出会いはいつでもそこに。「出会いがない」と嘆くあなたへ
出会いがない。そう、嘆く人は多い。それが「白馬に乗った王子様限定」と言うのなら、私も、それはもう嘆くしかないのかもしれない。
サマーソニックの会場でY君と出会った。
2015年のことだ。幕張メッセから移動するマリンスタジアムの入り口横で。Y君は、一心不乱にヘッドライナーのアーティストを大きなキャンバスに描いていた。
私は何気なくその後ろ姿を写真に撮った。何回か会場を行き来しているうちに、Y君の絵画は完成に近づいていた。それを、また、撮影した。
声はかけていない。
だから、厳密に言えば、Y君だと私が認識する前のY君を私は頭の片隅に記憶した、ということだ。

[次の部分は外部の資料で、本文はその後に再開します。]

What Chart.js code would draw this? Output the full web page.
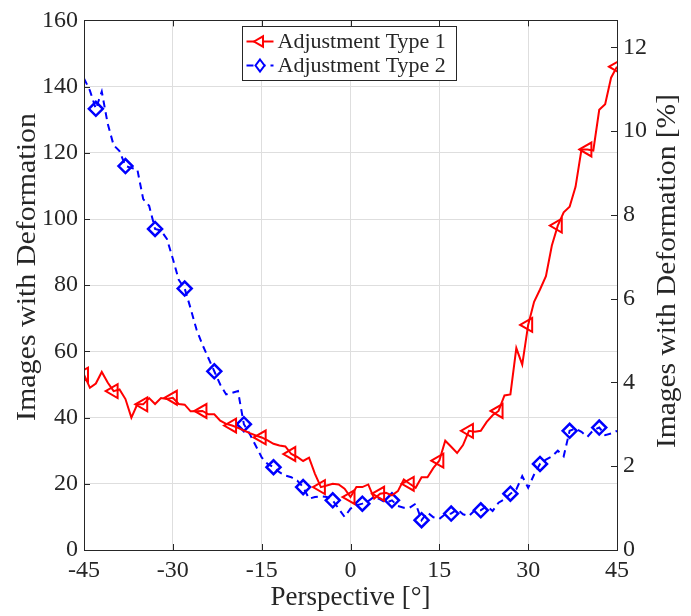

そして、その翌年のサマーソニック。Y君は再びほぼ同じ場所でヘッドライナーのアーティストを描いていた。絵のタッチで、すぐにわかった。
「あっ、去年の人だ」
会場の行き来をしながら、絵が完成していく様子を再び写真に撮った。
ある時、Y君は絵を描く手を止めて、その傍で自分の描いた絵をただ見つめていた。
「去年もここで描いていましたよね?」
私は声をかけた。前年撮影したiPhoneのフォトギャラリーの中にあった写真を見せると、Y君は本当に喜んでくれた。「自分が描いている最中の写真は意外に持ってないんですよ」というものだから、2年分の写真をメールをしてあげることにした。そのためにY君のSNSアカウントを表示して驚いた。
同郷だった。
さらに驚いたのは、その日サマーソニックから自宅へ帰りテレビをつけると、Y君と私の地元にある高校が甲子園で優勝したニュースが流れていたことだ。
Y君にその日に撮った写真をメールしながら、互いに優勝を祝うやりとりをした。
そして、その次の年もY君はいつもの場所でヘッドライナーのアーティストを描いていた。「サマーソニックの常連さんに声をかけられることが多くなった」と嬉しそうに言った。そこを通る度に後ろ姿と作品の途中経過を撮り、その夜、それを時系列にメールした。
今年、私はサマーソニックには行かないので、会場で会うことは叶わない。でも、来月、Y君は仕事の関係で、地元から東京に越してくるのだという。乾杯の約束をした。
出会いは、いつでもそこにある。